A scheme for fining drivers would allow the council to penalise more who park illegally, said Dublin City Council Senior Executive Officer Dermot Stevenson.
“We’re looking for vehicles that have blocked clear ways, cycle tracks and bus lanes, some footpath parking, non-commercial vehicles parked in loading bays and finally illegal coach and bus parking,” he said.
“Those offences are ones which cause blockages to the free movement of people and vehicles around the city,” he said.
The success of BusConnects – a plan to rework the city’s bus network to increase bus frequency and punctuality – depends partly on cars not clogging up bus lanes. Cyclists in recent years have also been pushing for clear cycle lanes.
DSPS clamps vehicles parked illegally but that means they still block the lane, Stevenson said.
Fixed penalty notices would be used there, he says. “So at least if the motorist returns to their vehicle, they can remove it immediately but they still have the inconvenience of a fine and hanging over them.”
“We don’t see additional staff being brought in for the pilot scheme,” he said. About 10 percent of current DSPS staff would be given the authority to issue fixed-penalty notices when the pilot scheme commenced, Stevenson said.
Enough of a Deterrent?
A parking fine is currently €40 which can rise to €60 if the fine is not paid within 28 days, said a spokesperson for the Department of Transport by email.
Parking illegally in a disabled bay earns a €150 fine, the spokesperson said.
Feljin Jose of the Dublin Commuters Coalition said that’s not enough.: “Fines haven’t been increased in decades. Most of these offences will result in just a €40 fine and no penalty points.”
“The fine to release a clamp is €80 plus the inconvenience it causes. €40 isn’t much of a deterrent and some people can afford to just keep parking illegally and paying a small fine if they’re caught,” he said.
Only Transport Minister Eamon Ryan can change that, Jose said.
The Department of Transport is open to the possibility of increasing parking fines, a spokesperson said.
That would take engagement with An Garda Síochána and councils “so as to ensure fairness and proportionality and to take into account issues of implementation and enforcement”, the spokesperson said.
Dún Laoghaire Rathdown County Council has used fixed notices as its sole enforcement method for 15 years, a spokesperson for that council said by email.
“The amount of fines issued annually have remained consistent over the years,” the spokesperson said.
Said Stevenson, at Wednesday’s meeting: “In our consultation with Dún Laoghaire Rathdown, they’re issuing in the order of 30,000 offences a year.”
Of those, 70 percent are paid and the rest are struck out on appeal or when the notice goes to court, he said.
At the meeting, those in favour of the pilot scheme said it was a chance to clamp down on drivers obstructing footpaths, while those against said where to park, and not to park, needed to be more clearly marked before fines are brought in.
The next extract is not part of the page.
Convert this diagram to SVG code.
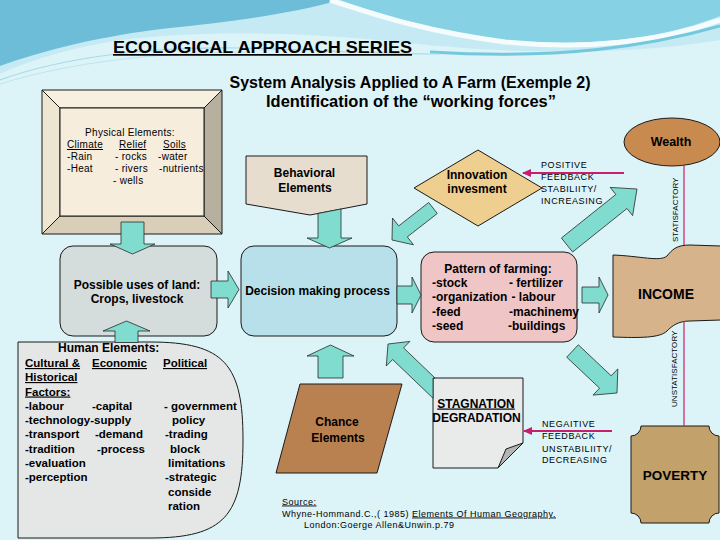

There’s a clear need for intervention and enforcement that “is quick and timely and acts as a proper deterrent for people against doing this”, said Moore, the Green Party councillor.
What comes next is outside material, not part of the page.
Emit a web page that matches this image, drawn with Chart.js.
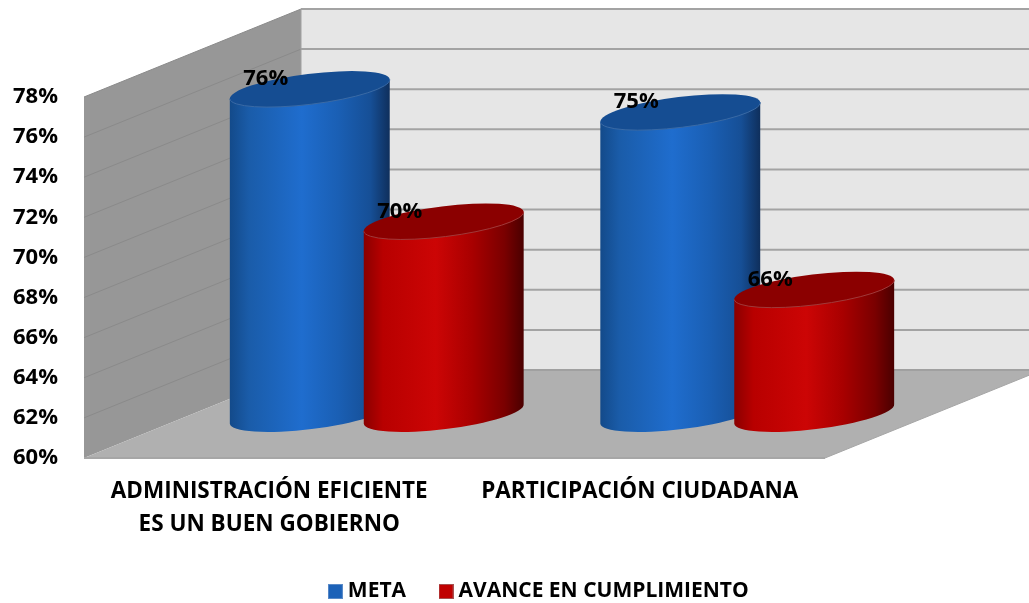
<!DOCTYPE html>
<html lang="es">
<head>
<meta charset="utf-8">
<title>Meta y avance</title>
<script src="https://cdn.jsdelivr.net/npm/chart.js@4"></script>
<style>
  html, body { margin: 0; padding: 0; background: #fff; }
  canvas { display: block; }
</style>
</head>
<body>
<canvas id="chart" width="1029" height="603"></canvas>
<script>
// ── DATA ─────────────────────────────────────────────────────
const categorias = [
  ['ADMINISTRACIÓN EFICIENTE', 'ES UN BUEN GOBIERNO'],
  'PARTICIPACIÓN CIUDADANA',
];
const meta   = [76.2, 75.05];
const avance = [69.6, 66.2];
const serieMeta   = 'META';
const serieAvance = 'AVANCE EN CUMPLIMIENTO';
const ejeMin = 60, ejeMax = 78, ejePaso = 2;

// ── STYLE ────────────────────────────────────────────────────
const FONT = '"Open Sans", Lato, sans-serif';
const DEPTH_X = 217, DEPTH_Y = 88;        // fondo de la caja 3D
const TILT = -7 * Math.PI / 180;          // inclinación de la elipse
const RADIO_Y = 15.2;

const PALETA = [
  { base: '#1c62b8', tapa: '#154d92', borde: '#3a6aa5',
    lado: ['#134a8a', '#1a5ca9', '#1f6dce', '#1a5fb4', '#164f96', '#0f2f5c'] },
  { base: '#c00000', tapa: '#8b0000', borde: '#a03a3a',
    lado: ['#8a0000', '#b80000', '#cc0505', '#a80000', '#7a0000', '#4a0000'] },
];
const PARADAS = [0, 0.12, 0.45, 0.68, 0.88, 1];

function muestra(color, borde) {
  const c = document.createElement('canvas');
  c.width = 15; c.height = 15;
  const g = c.getContext('2d');
  g.fillStyle = borde; g.fillRect(0, 0, 15, 15);
  g.fillStyle = color; g.fillRect(1, 1, 13, 13);
  return c;
}
const muestras = [muestra('#1c62b8', '#5b8bc8'), muestra('#c00000', '#a85050')];

// ── PLUGIN: caja 3D y cilindros ──────────────────────────────
function poligono(ctx, pts, fill) {
  ctx.beginPath();
  pts.forEach(([x, y], i) => (i ? ctx.lineTo(x, y) : ctx.moveTo(x, y)));
  ctx.closePath();
  ctx.fillStyle = fill;
  ctx.fill();
}

function linea(ctx, x0, y0, x1, y1, color, ancho) {
  ctx.beginPath();
  ctx.moveTo(x0, y0);
  ctx.lineTo(x1, y1);
  ctx.strokeStyle = color;
  ctx.lineWidth = ancho;
  ctx.stroke();
}

function dibujarCaja(chart) {
  const { ctx, chartArea: a, scales: { y } } = chart;
  const bx = a.left + DEPTH_X, tope = a.top - DEPTH_Y, fondo = a.bottom - DEPTH_Y;

  // pared trasera, pared izquierda, piso
  ctx.fillStyle = '#e6e6e6';
  ctx.fillRect(bx, tope, chart.width - bx, fondo - tope);
  poligono(ctx, [[a.left, a.top], [bx, tope], [bx, fondo], [a.left, a.bottom]], '#979797');

  y.ticks.forEach(t => {
    const py = y.getPixelForValue(t.value);
    if (t.value > ejeMin) {
      linea(ctx, bx, py - DEPTH_Y, chart.width, py - DEPTH_Y, '#a3a3a3', 2);
      linea(ctx, a.left, py, bx, py - DEPTH_Y, '#8a8a8a', 1);
    }
  });

  poligono(ctx, [[a.left, a.bottom], [a.right, a.bottom], [a.right + DEPTH_X, fondo], [bx, fondo]], '#b0b0b0');
  linea(ctx, bx, fondo, chart.width, fondo, '#a0a0a0', 2);
  linea(ctx, a.left, a.bottom, a.right, a.bottom, '#a6a6a6', 2);
  linea(ctx, a.right, a.bottom, a.right + DEPTH_X, fondo, '#a6a6a6', 1);
  linea(ctx, bx, tope, bx, fondo, '#a0a0a0', 1);
}

function dibujarCilindro(ctx, bar, pal) {
  const cx = bar.x + DEPTH_X / 2 - 1;
  const top = bar.y - DEPTH_Y / 2;
  const bot = bar.base - DEPTH_Y / 2;
  const halfW = bar.width / 2;
  // semieje mayor para que el ancho visible sea igual al de la barra
  const rx = Math.sqrt((halfW * halfW - RADIO_Y * RADIO_Y * Math.sin(TILT) ** 2) / Math.cos(TILT) ** 2);
  const skew = (rx * rx - RADIO_Y * RADIO_Y) * Math.sin(TILT) * Math.cos(TILT) / halfW;

  const grad = ctx.createLinearGradient(cx - halfW, 0, cx + halfW, 0);
  pal.lado.forEach((c, i) => grad.addColorStop(PARADAS[i], c));

  // cuerpo: mitad inferior de la elipse de abajo + lados
  ctx.beginPath();
  ctx.moveTo(cx - halfW, top - skew);
  ctx.lineTo(cx - halfW, bot - skew);
  ctx.ellipse(cx, bot, rx, RADIO_Y, TILT, Math.PI, 0, true);
  ctx.lineTo(cx + halfW, top + skew);
  ctx.closePath();
  ctx.fillStyle = grad;
  ctx.fill();

  // tapa
  ctx.beginPath();
  ctx.ellipse(cx, top, rx, RADIO_Y, TILT, 0, Math.PI * 2);
  ctx.fillStyle = pal.tapa;
  ctx.fill();
  ctx.beginPath();
  ctx.ellipse(cx, top, rx, RADIO_Y, TILT, 0, Math.PI);
  ctx.strokeStyle = pal.borde;
  ctx.lineWidth = 1;
  ctx.stroke();
}

const caja3d = {
  id: 'caja3d',
  afterLayout(chart) {
    // la leyenda se centra sobre el lienzo completo, no sobre el área del gráfico
    const l = chart.legend;
    l.left = 0; l.right = chart.width + 53; l.top = 543;
  },
  beforeDraw: dibujarCaja,
  beforeDatasetDraw: () => false,
  afterDatasetsDraw(chart) {
    const { ctx } = chart;
    const metas = chart.data.datasets.map((_, i) => chart.getDatasetMeta(i));
    ctx.save();
    chart.data.labels.forEach((_, j) => {
      metas.forEach((m, i) => dibujarCilindro(ctx, m.data[j], PALETA[i]));
    });
    ctx.fillStyle = '#000';
    ctx.font = 'bold 22px ' + FONT;
    ctx.textAlign = 'center';
    ctx.textBaseline = 'middle';
    metas.forEach((m, i) => m.data.forEach((bar, j) => {
      const v = chart.data.datasets[i].data[j];
      ctx.fillText(v.toFixed(0) + '%', bar.x + DEPTH_X / 2 - 45, bar.y - DEPTH_Y / 2 - 10);
    }));
    ctx.restore();
  },
};

new Chart(document.getElementById('chart'), {
  type: 'bar',
  data: {
    labels: categorias,
    datasets: [
      { label: serieMeta, data: meta, backgroundColor: PALETA[0].base, base: ejeMin },
      { label: serieAvance, data: avance, backgroundColor: PALETA[1].base, base: ejeMin },
    ],
  },
  options: {
    responsive: false,
    animation: false,
    layout: { padding: { top: 97, right: 204, left: 0, bottom: -14 } },
    datasets: { bar: { categoryPercentage: 0.723, barPercentage: 1.194 } },
    scales: {
      x: {
        grid: { display: false },
        border: { display: false },
        ticks: {
          color: '#000', maxRotation: 0, autoSkip: false, padding: 9,
          font: { family: FONT, size: 22.5, weight: 'bold', lineHeight: 1.47 },
        },
        afterFit: s => { s.height = 90; },
      },
      y: {
        min: ejeMin, max: ejeMax,
        grid: { display: false },
        border: { display: false },
        ticks: {
          stepSize: ejePaso, color: '#000', padding: 18,
          callback: v => v + '%',
          font: { family: FONT, size: 22, weight: 'bold' },
        },
        afterFit: s => { s.width = 84; },
      },
    },
    plugins: {
      tooltip: { enabled: false },
      legend: {
        position: 'bottom',
        labels: {
          color: '#000', usePointStyle: true, pointStyleWidth: 4, boxHeight: 15, padding: 38,
          font: { family: FONT, size: 21, weight: 'bold' },
          generateLabels: c => Chart.defaults.plugins.legend.labels.generateLabels(c)
            .map((it, i) => ({ ...it, pointStyle: muestras[i] })),
        },
      },
    },
  },
  plugins: [caja3d],
});
</script>
</body>
</html>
Footpath parking is endemic in the south inner-city, where Moore lives, she said.
Fianna Fáil Councillor Deirdre Heney, on the other hand, said she would be “objecting to this on a point of principle”.
She filed a motion years back asking for parking spaces to be marked clearly so that drivers aren’t unknowingly parking illegally, she said.
“It was unanimously agreed that we would differentiate parking spaces in clear ways,” she said. But that council hasn’t done that yet, she says.
O’Brien said: “But that doesn’t really matter whether we’re operating on this fixed penalty notice system or we’re operating the clamping, as we do at the moment. That’s kind of a separate issue.”
Independent Councillor Mannix Flynn was opposed to the report, he said.
There are narrow roads in areas like around Portobello and Clontarf, he said. So some drivers park with their wheels on the footpaths at night. “They’ll be subject to these particular fines.”